Pulsar Emission Mechanism

  • Rotation and Beaming: The misalignment between the magnetic and rotational axes causes beams of radiation to sweep across space. When a beam points toward Earth, it is detected as a pulse.
  • Electromagnetic Spectrum: Pulsars emit across radio, optical, X-ray, and gamma-ray bands.
  • Pulse Periods: Range from milliseconds (millisecond pulsars) to several seconds.

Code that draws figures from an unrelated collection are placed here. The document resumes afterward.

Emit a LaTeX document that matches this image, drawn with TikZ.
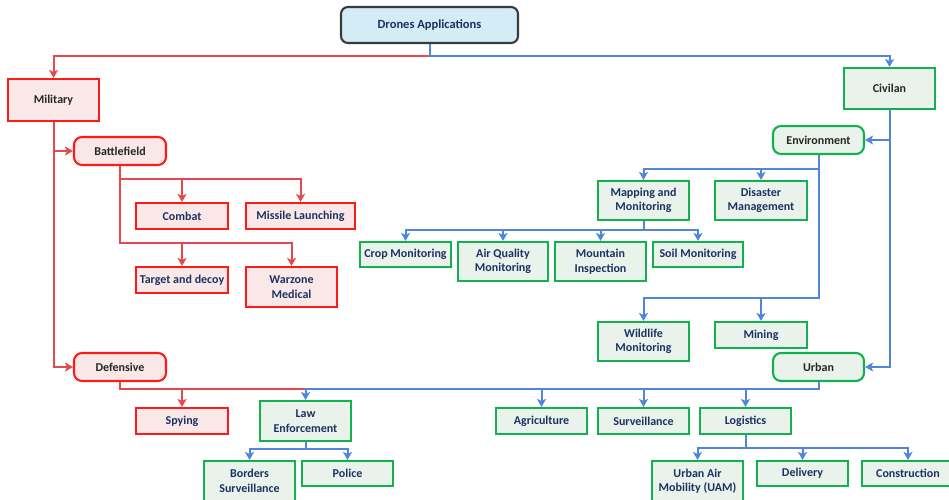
\documentclass[tikz,border=0pt]{standalone}
\usepackage{fontspec}
\setmainfont{Carlito}
\usetikzlibrary{arrows.meta}

\definecolor{milred}{HTML}{FF1A1A}
\definecolor{milfill}{HTML}{FAE8E8}
\definecolor{civgreen}{HTML}{13B04F}
\definecolor{civfill}{HTML}{E9F3EB}
\definecolor{redwire}{HTML}{E5484D}
\definecolor{bluewire}{HTML}{4F86DC}
\definecolor{navytext}{HTML}{1B3263}
\definecolor{greytext}{HTML}{262626}
\definecolor{rootfill}{HTML}{D3ECF6}
\definecolor{rootline}{HTML}{3A3A3A}

\begin{document}
\begin{tikzpicture}[x=1pt,y=-1pt,
  base/.style={draw, line width=2.1pt, inner sep=0pt, align=center,
    font=\fontsize{12}{14.5}\selectfont\bfseries, text=navytext},
  sz/.style 2 args={minimum width=#1pt, minimum height=#2pt},
  milbox/.style={base, draw=milred, fill=milfill},
  civbox/.style={base, draw=civgreen, fill=civfill},
  category/.style={text=greytext},
  pill/.style={rounded corners=8pt, text=greytext},
  tip/.style={-{Stealth[length=8pt,width=9pt,inset=2pt]}},
  redwire/.style={draw=redwire, line width=2pt, line join=miter},
  bluewire/.style={draw=bluewire, line width=2pt, line join=miter},
]
\useasboundingbox (0,0) rectangle (949,499);

% root
\node[base, sz={177}{36}, draw=rootline, fill=rootfill, rounded corners=7pt,
  font=\fontsize{12.5}{15}\selectfont\bfseries] (apps) at (429.5,25) {Drones Applications};

% military branch
\node[milbox, category, sz={91}{42}] (mil) at (53.5,100) {Military};
\node[milbox, pill, sz={92}{28}] (bat) at (120,151) {Battlefield};
\node[milbox, sz={92}{26}] (combat) at (182,216) {Combat};
\node[milbox, sz={109}{26}] (missile) at (300.5,216) {Missile Launching};
\node[milbox, sz={92}{26}] (target) at (182,280) {Target and decoy};
\node[milbox, sz={91}{40}] (warzone) at (291.5,287) {Warzone\\Medical};
\node[milbox, pill, sz={92}{28}] (def) at (120,367) {Defensive};
\node[milbox, sz={92}{26}] (spying) at (182,421) {Spying};

% civilian branch
\node[civbox, category, sz={91}{41}] (civ) at (889.5,88.5) {Civilan};
\node[civbox, pill, sz={91}{28}] (env) at (818.5,140) {Environment};
\node[civbox, sz={91}{39}] (mapping) at (643.5,200.5) {Mapping and\\Monitoring};
\node[civbox, sz={92}{39}] (disaster) at (761,200.5) {Disaster\\Management};
\node[civbox, sz={91}{25}] (crop) at (405.5,254.5) {Crop Monitoring};
\node[civbox, sz={90}{39}] (airq) at (503,261.5) {Air Quality\\Monitoring};
\node[civbox, sz={91}{39}] (mountain) at (600.5,261.5) {Mountain\\Inspection};
\node[civbox, sz={90}{25}] (soil) at (698,254.5) {Soil Monitoring};
\node[civbox, sz={91}{39}] (wildlife) at (643.5,341.5) {Wildlife\\Monitoring};
\node[civbox, sz={92}{26}] (mining) at (761,335) {Mining};
\node[civbox, pill, sz={91}{28}] (urban) at (818.5,367) {Urban};
\node[civbox, sz={91}{40}] (law) at (305.5,421) {Law\\Enforcement};
\node[civbox, sz={91}{40}] (borders) at (249.5,481) {Borders\\Surveillance};
\node[civbox, sz={91}{25}] (police) at (347.5,473.5) {Police};
\node[civbox, sz={91}{26}] (agri) at (541.5,421) {Agriculture};
\node[civbox, sz={91}{26}] (surv) at (643.5,421) {Surveillance};
\node[civbox, sz={91}{26}] (logi) at (745.5,421) {Logistics};
\node[civbox, sz={91}{40}] (uam) at (697.5,481) {Urban Air\\Mobility (UAM)};
\node[civbox, sz={91}{25}] (delivery) at (802.5,473.5) {Delivery};
\node[civbox, sz={92}{25}] (constr) at (908,473.5) {Construction};

% red connectors
\draw[redwire, tip] (apps.south) -- (apps.south |- 0,56) -| (mil.north);
\draw[redwire, tip] (mil.south) |- (bat.west);
\draw[redwire, tip] (mil.south) |- (def.west);
\draw[redwire, tip] (bat.south) -- (bat.south |- 0,179) -| (combat.north);
\draw[redwire, tip] (bat.south) -- (bat.south |- 0,179) -| (missile.north);
\draw[redwire, tip] (bat.south) -- (bat.south |- 0,243) -| (target.north);
\draw[redwire, tip] (bat.south) -- (bat.south |- 0,243) -| (warzone.north);
\draw[redwire, tip] (def.south) -- (def.south |- 0,389) -| (spying.north);
\draw[redwire] (def.south) -- (def.south |- 0,389) -- (law.north |- 0,389);

% blue connectors
\draw[bluewire, tip] (apps.south) -- (apps.south |- 0,56) -| (civ.north);
\draw[bluewire, tip] (civ.south) |- (env.east);
\draw[bluewire, tip] (civ.south) |- (urban.east);
\draw[bluewire, tip] (env.south) -- (env.south |- 0,169) -| (mapping.north);
\draw[bluewire, tip] (env.south) -- (env.south |- 0,169) -| (disaster.north);
\draw[bluewire, tip] (env.south) -- (env.south |- 0,298) -| (wildlife.north);
\draw[bluewire, tip] (env.south) -- (env.south |- 0,298) -| (mining.north);
\foreach \leaf in {crop, airq, mountain, soil}
  \draw[bluewire, tip] (mapping.south) -- (mapping.south |- 0,230) -| (\leaf.north);
\foreach \leaf in {law, agri, surv, logi}
  \draw[bluewire, tip] (urban.south) -- (urban.south |- 0,389) -| (\leaf.north);
\foreach \leaf in {borders, police}
  \draw[bluewire, tip] (law.south) -- (law.south |- 0,449) -| (\leaf.north);
\foreach \leaf in {uam, delivery, constr}
  \draw[bluewire, tip] (logi.south) -- (logi.south |- 0,448) -| (\leaf.north);
\end{tikzpicture}
\end{document}
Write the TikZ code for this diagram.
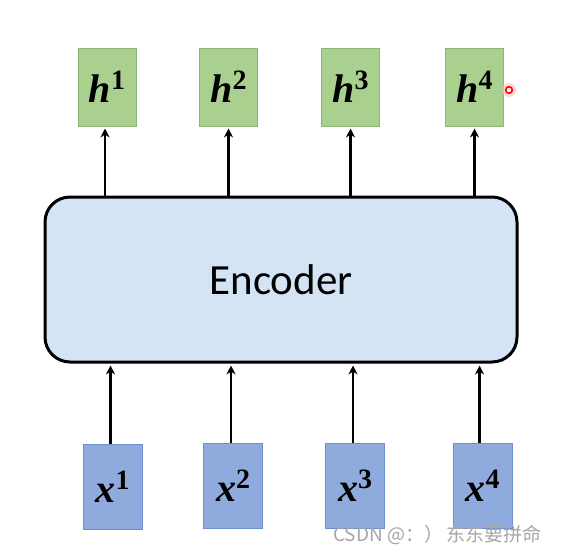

The period is highly stable, making pulsars excellent cosmic clocks.

Types of Pulsars

  • Radio Pulsars: Emit primarily in the radio spectrum; most commonly detected.
  • Millisecond Pulsars: Older, spun-up by accreting material from a companion star; have periods of 1–10 milliseconds.
  • Magnetars: Pulsars with extremely strong magnetic fields, sometimes exhibiting bursts of X-rays or gamma rays.
  • Binary Pulsars: Orbiting a companion star, allowing precise tests of gravitational theories.

Pulsar Timing and Applications

  • Timing Precision: Pulsar periods can be measured with microsecond accuracy.
  • Applications:
    • Testing General Relativity: Binary pulsars provide evidence for gravitational wave emission.
    • Interstellar Medium Probing: Pulse delays reveal properties of space between stars.
    • Galactic Navigation: Pulsar timing arrays are being explored for spacecraft navigation.

Flowchart: Lifecycle of a Pulsar

flowchart TD
    A[Massive Star] -->|Supernova| B[Neutron Star]
    B --> C{Magnetic Field & Rotation}
    C -->|Strong Magnetic Field| D[Pulsar]
    D -->|Emission Beams| E[Detectable Pulses]
    D -->|Accretion from Companion| F[Millisecond Pulsar]
    D -->|Extreme Magnetic Field| G[Magnetar]
    D -->|Binary System| H[Binary Pulsar]

Connection to Technology

  • Pulsar-Based Navigation: The regularity of pulsar signals enables the development of autonomous navigation systems for spacecraft. X-ray pulsar-based navigation (XNAV) is being tested for deep-space missions, providing a celestial GPS independent of Earth.
  • Timekeeping: Pulsars’ stability rivals atomic clocks, inspiring research into ultra-precise time standards.
  • Data Analysis: Pulsar studies drive advancements in signal processing, machine learning, and big data, as astronomers sift through massive datasets to discover new pulsars.

Recent Research

A 2022 study published in Nature Astronomy (“A millisecond pulsar in a triple system” by Liu et al.) revealed the discovery of a rare millisecond pulsar in a hierarchical triple system. This finding provides new insights into stellar evolution and gravitational dynamics, demonstrating the diversity and complexity of pulsar environments (Liu et al., 2022).

Future Directions

  • Gravitational Wave Detection: Pulsar Timing Arrays (PTAs) are being deployed globally to detect low-frequency gravitational waves by monitoring timing variations across networks of millisecond pulsars.
  • Exoplanet Detection: Subtle variations in pulsar timing can indicate orbiting exoplanets, offering a unique method for planet discovery.
  • Magnetar Mysteries: Ongoing research aims to understand the mechanisms behind magnetar outbursts and their role in fast radio bursts (FRBs).
  • Technology Integration: Future spacecraft may rely on pulsar navigation for autonomous, long-duration missions beyond the solar system.

Conclusion

Pulsars are extraordinary astrophysical objects that illuminate the processes of stellar death, matter under extreme conditions, and the nature of space-time. Their precise signals are essential for testing fundamental physics, advancing navigation technology, and probing the cosmos. Continued research promises to unlock new applications and deepen our understanding of the universe, as pulsars remain at the frontier of both science and technology.